Earnings per Share: Less Bad in 2023, But Less Rebound in 2024 We now expect EPS to decline five percent in 2023 to $210 per share, below consensus of $220 per share. Key to our thinking is that despite positive topline growth, profit margins are starting to contract more meaningfully. Importantly, we believe growth will slow further in 2024 and see a muted rebound of eight percent to $227 per share versus consensus of $245 per share.
Developed Markets Labor Shortage Is Not Going Away Our work suggests that the U.S. is short of workers on a structural basis, as lower participation rates collide with souring demographics and reduced immigration. So, we are not going back to the ‘good old days’ of labor surplus, even as AI helps to lift some of the burden.
Oil: $80 Is the New $60 Near term cross-currents notwithstanding, we remain constructive on the structural outlook for energy and energy-related investments going forward. We think impressive capital discipline by U.S. producers could support durable long-term pricing that averages closer to $80 per barrel, up from the pre-pandemic range of $50-60 per barrel.
Housing: This Is Not the GFC While it is likely too soon to be bullish on U.S. housing relative to investor expectations, the big surprise may be that housing doesn’t collapse back towards the pre-COVID trend. We think much of the home price appreciation in recent years reflects strong fundamentals such as accelerating household formation and a legacy of underbuilding post-GFC.

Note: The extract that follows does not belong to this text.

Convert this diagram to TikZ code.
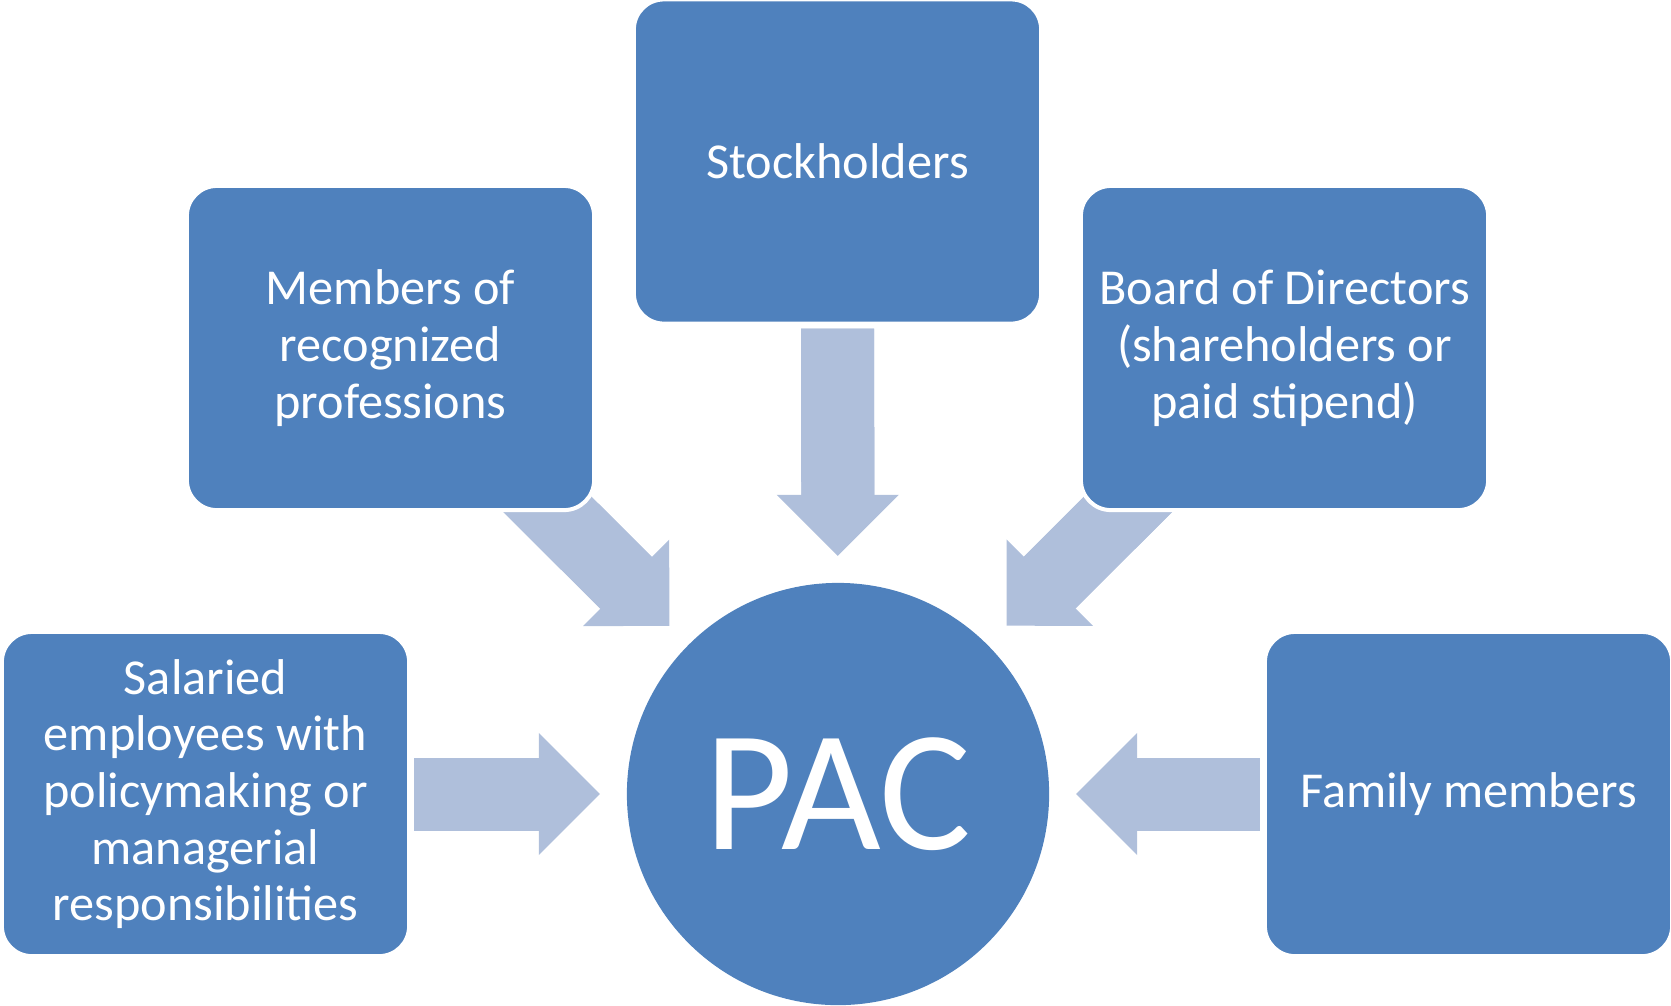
\documentclass[tikz,border=0pt]{standalone}
\usepackage{fontspec}
\setmainfont{Carlito}
\usetikzlibrary{arrows.meta}
\definecolor{boxblue}{RGB}{79,129,189}
\definecolor{arrowblue}{RGB}{175,191,219}
\pgfdeclarelayer{bg}
\pgfsetlayers{bg,main}

\begin{document}
\begin{tikzpicture}[
    x=0.01cm, y=-0.01cm,
    grp/.style={rectangle, rounded corners=0.3cm, draw=white, line width=0.04cm, fill=boxblue, text=white,
        minimum width=4.07cm, minimum height=3.24cm, inner sep=0pt, outer sep=0pt,
        align=center, font=\fontsize{14.3}{16.1}\selectfont},
    hub/.style={circle, fill=boxblue, text=white, minimum size=4.22cm, inner sep=0pt, outer sep=0pt,
        font=\fontsize{49}{50}\selectfont},
    flow/.style={draw=arrowblue, line width=0.73cm, shorten <=0.05cm, shorten >=0.27cm,
        -{Triangle[width=1.22cm, length=0.61cm, line width=0pt, fill=arrowblue]},
        preaction={draw=arrowblue, line width=0.73cm, -, shorten >=0.84cm}}
]
\useasboundingbox (0,0) rectangle (1671,1005);
% PAC in the middle
\node[hub] (pac) at (838,794) {PAC};
% the five groups round it
\node[grp] (stock) at (837.5,161.5) {Stockholders};
\node[grp] (memb) at (390.5,348) {Members of\\recognized\\professions};
\node[grp] (board) at (1284.5,348) {Board of Directors\\(shareholders or\\paid stipend)};
\node[grp] (salar) at (205.5,794) {Salaried\\employees with\\policymaking or\\managerial\\responsibilities};
\node[grp] (family) at (1468.5,794) {Family members};
% block arrows, behind the boxes
\begin{pgfonlayer}{bg}
\foreach \src in {memb, board}
    \draw[flow] (\src.center) -- (pac);
\foreach \src in {stock, salar, family}
    \draw[flow] (\src) -- (pac);
\end{pgfonlayer}
\end{tikzpicture}
\end{document}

Interest Rates: Higher Long-term Yields in the U.S. and Germany While we see the bund yield rising to 2.75% by the end of 2023 and three percent by the end of 2024, consensus looks for just 2.3% and two percent, respectively. Our thinking is that the impact of ECB balance sheet contraction and the increased need for long-term capital spending linked to the energy transition will drive rates higher at the long-end. In the U.S., we still think that markets are not fully pricing the uncertainty around the pace of fed cuts, which is why we still have 10-year Treasury yields ending the year at four percent.
The Regional Banking Crisis May Be With Us for a Long Time The Fed has ring-fenced banks’ losses on risk-free paper, but one third of small banks’ assets are CRE loans. Deposit flight is also still an issue. As such, we think that more regional banks could come under pressure if we are right that the Fed does not cut rates in the near term.